Principalement, c’est un gameplay proche d’un Zelda (de l’époque) qui nous est proposé. Caméra au-dessus du personnage, une petite épée pour se défaire des ennemis ou découper les buissons… on est en terrain connu. Mais très vite, le jeu nous surprend avec des passages en 2D pour faire un peu de plateforme, du combat façon versus fighting d'antan, du tour par tour, et même un peu de RPG avec notamment la possibilité d’améliorer ses capacités et d’en déverrouiller de nouvelles. Toutes ces séquences font en revanche plus office de clins d'œil sympas à différents univers de notre enfance (ou adolescence) que de véritables challenges.

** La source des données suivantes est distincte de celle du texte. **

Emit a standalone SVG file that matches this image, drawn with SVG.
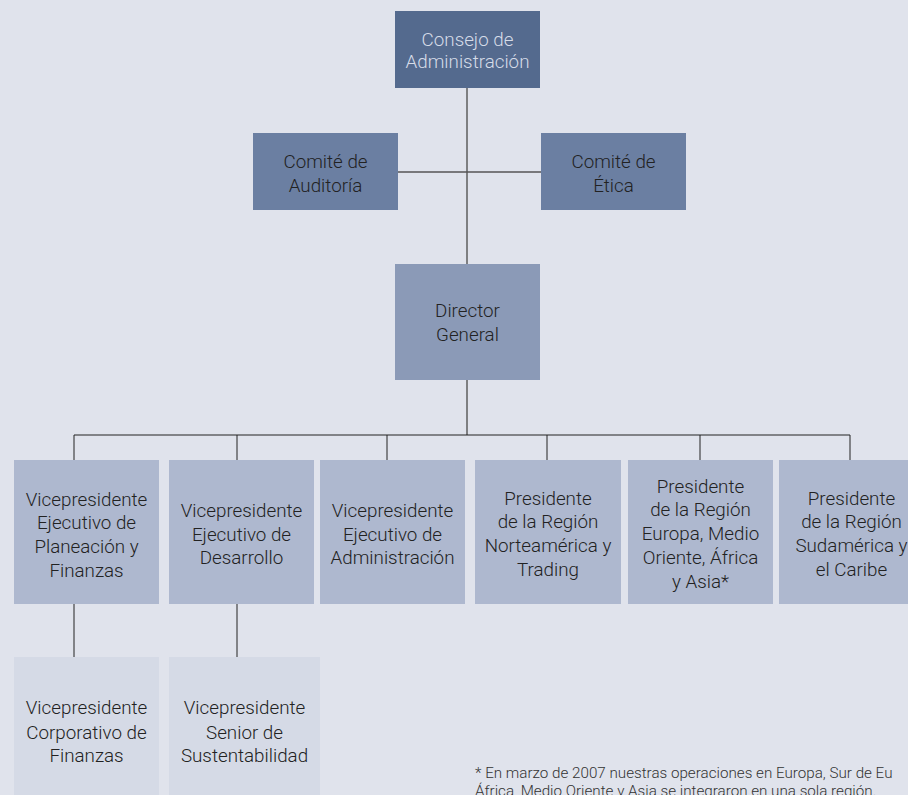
<svg xmlns="http://www.w3.org/2000/svg" width="908" height="795" viewBox="0 0 908 795">
<style>
text{font-family:Roboto,"Liberation Sans",Arial,sans-serif;font-weight:300;font-size:18.8px;fill:#222;text-anchor:middle}
.lt{fill:#d6dce8}
.fn{font-size:15.2px;text-anchor:start;fill:#333}
.up{stroke:#555;stroke-width:1.4;fill:none}
.lo{stroke:#222;stroke-width:1;fill:none}
.n0{fill:#546a8e}.n1{fill:#6b7fa2}.n2{fill:#8b9ab7}.n3{fill:#aeb8cf}.n4{fill:#d5dae6}
</style>
<rect width="908" height="795" fill="#e0e3ec"/>
<g id="connectors">
<path class="up" d="M467 88V264M398 172H541M467 380V435"/>
<path class="lo" d="M74 435H850M74 435V460M237 435V460M387 435V460M547 435V460M700 435V460M850 435V460M74 604V657M237 604V657"/>
</g>
<g id="consejo"><rect class="n0" x="395" y="11" width="145" height="77"/>
<text class="lt" x="467.5" y="46">Consejo de</text><text class="lt" x="467.5" y="68">Administración</text></g>
<g id="auditoria"><rect class="n1" x="253" y="133" width="145" height="77"/>
<text x="325.5" y="168">Comité de</text><text x="325.5" y="191.5">Auditoría</text></g>
<g id="etica"><rect class="n1" x="541" y="133" width="145" height="77"/>
<text x="613.5" y="168">Comité de</text><text x="613.5" y="191.5">Ética</text></g>
<g id="director"><rect class="n2" x="395" y="264" width="145" height="116"/>
<text x="467.5" y="317">Director</text><text x="467.5" y="340.5">General</text></g>
<g id="vp-planeacion"><rect class="n3" x="14" y="460" width="145" height="144"/>
<text x="86.5" y="505.5">Vicepresidente</text><text x="86.5" y="529">Ejecutivo de</text><text x="86.5" y="552.5">Planeación y</text><text x="86.5" y="576.5">Finanzas</text></g>
<g id="vp-desarrollo"><rect class="n3" x="169" y="460" width="145" height="144"/>
<text x="241.5" y="517">Vicepresidente</text><text x="241.5" y="540.5">Ejecutivo de</text><text x="241.5" y="564">Desarrollo</text></g>
<g id="vp-administracion"><rect class="n3" x="320" y="460" width="145" height="144"/>
<text x="392.5" y="517">Vicepresidente</text><text x="392.5" y="540.5">Ejecutivo de</text><text x="392.5" y="564">Administración</text></g>
<g id="p-norteamerica"><rect class="n3" x="475" y="460" width="146" height="144"/>
<text x="548" y="504.5">Presidente</text><text x="548" y="528">de la Región</text><text x="548" y="552">Norteamérica y</text><text x="548" y="576">Trading</text></g>
<g id="p-europa"><rect class="n3" x="628" y="460" width="145" height="144"/>
<text x="700.5" y="492.5">Presidente</text><text x="700.5" y="516">de la Región</text><text x="700.5" y="540">Europa, Medio</text><text x="700.5" y="563.5">Oriente, África</text><text x="700.5" y="587.5">y Asia*</text></g>
<g id="p-sudamerica"><rect class="n3" x="779" y="460" width="145" height="144"/>
<text x="851.5" y="504.5">Presidente</text><text x="851.5" y="528">de la Región</text><text x="851.5" y="552">Sudamérica y</text><text x="851.5" y="576">el Caribe</text></g>
<g id="vp-finanzas"><rect class="n4" x="14" y="657" width="145" height="138"/>
<text x="86.5" y="714">Vicepresidente</text><text x="86.5" y="738.5">Corporativo de</text><text x="86.5" y="762">Finanzas</text></g>
<g id="vp-sustentabilidad"><rect class="n4" x="169" y="657" width="151" height="138"/>
<text x="244.5" y="714">Vicepresidente</text><text x="244.5" y="738.5">Senior de</text><text x="244.5" y="762">Sustentabilidad</text></g>
<g id="nota">
<text class="fn" x="475" y="778">* En marzo de 2007 nuestras operaciones en Europa, Sur de Eu</text>
<text class="fn" x="475" y="796">África, Medio Oriente y Asia se integraron en una sola región.</text>
</g>
</svg>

Lorsque le gameplay change, ce n’est jamais pour bien longtemps, et c’est dommage parce qu'il y avait matière à peut-être approfondir un peu plus. Ce n’est pas sans rappeler un certain It Takes Two, d’ailleurs, qui n'hésite pas lui aussi à surprendre son petit monde, mais c’est ici clairement moins marqué. Toute proportion gardée toutefois, puisque The Plucky Squire n’a ni l’ambition, ni les épaules pour voler à la même altitude que le jeu de Josef Fares, mais les inspirations sont là.
Inspirations seulement, parce que si The Plucky Squire n’invente rien, il est conçu de manière très ingénieuse. Il profite notamment du fait que certaines mécaniques sont sous-représentées, souvent cantonnées au monde des jeux indépendants. Grâce à ça, la recette fait mouche : c’est frais, c’est terriblement bien conçu et très malin dans la manière d’agencer les différentes phases de jeu. On ne s'ennuie pas, malgré la redite de quelques puzzles, et l’on prendra même plaisir à explorer de fond en comble pour dénicher les collectibles planqués ici et là. C’est sans compter sur l’OST du titre, elle aussi très soignée, qui nous berce tantôt avec de délicates mélodies pour accompagner le conte, et nous désarçonne parfois avec du rock bien costaud ou de la musique électro ultra rythmée. Là encore, il y a toujours une raison. The Plucky Squire joue sur tous les tableaux et le fait très bien.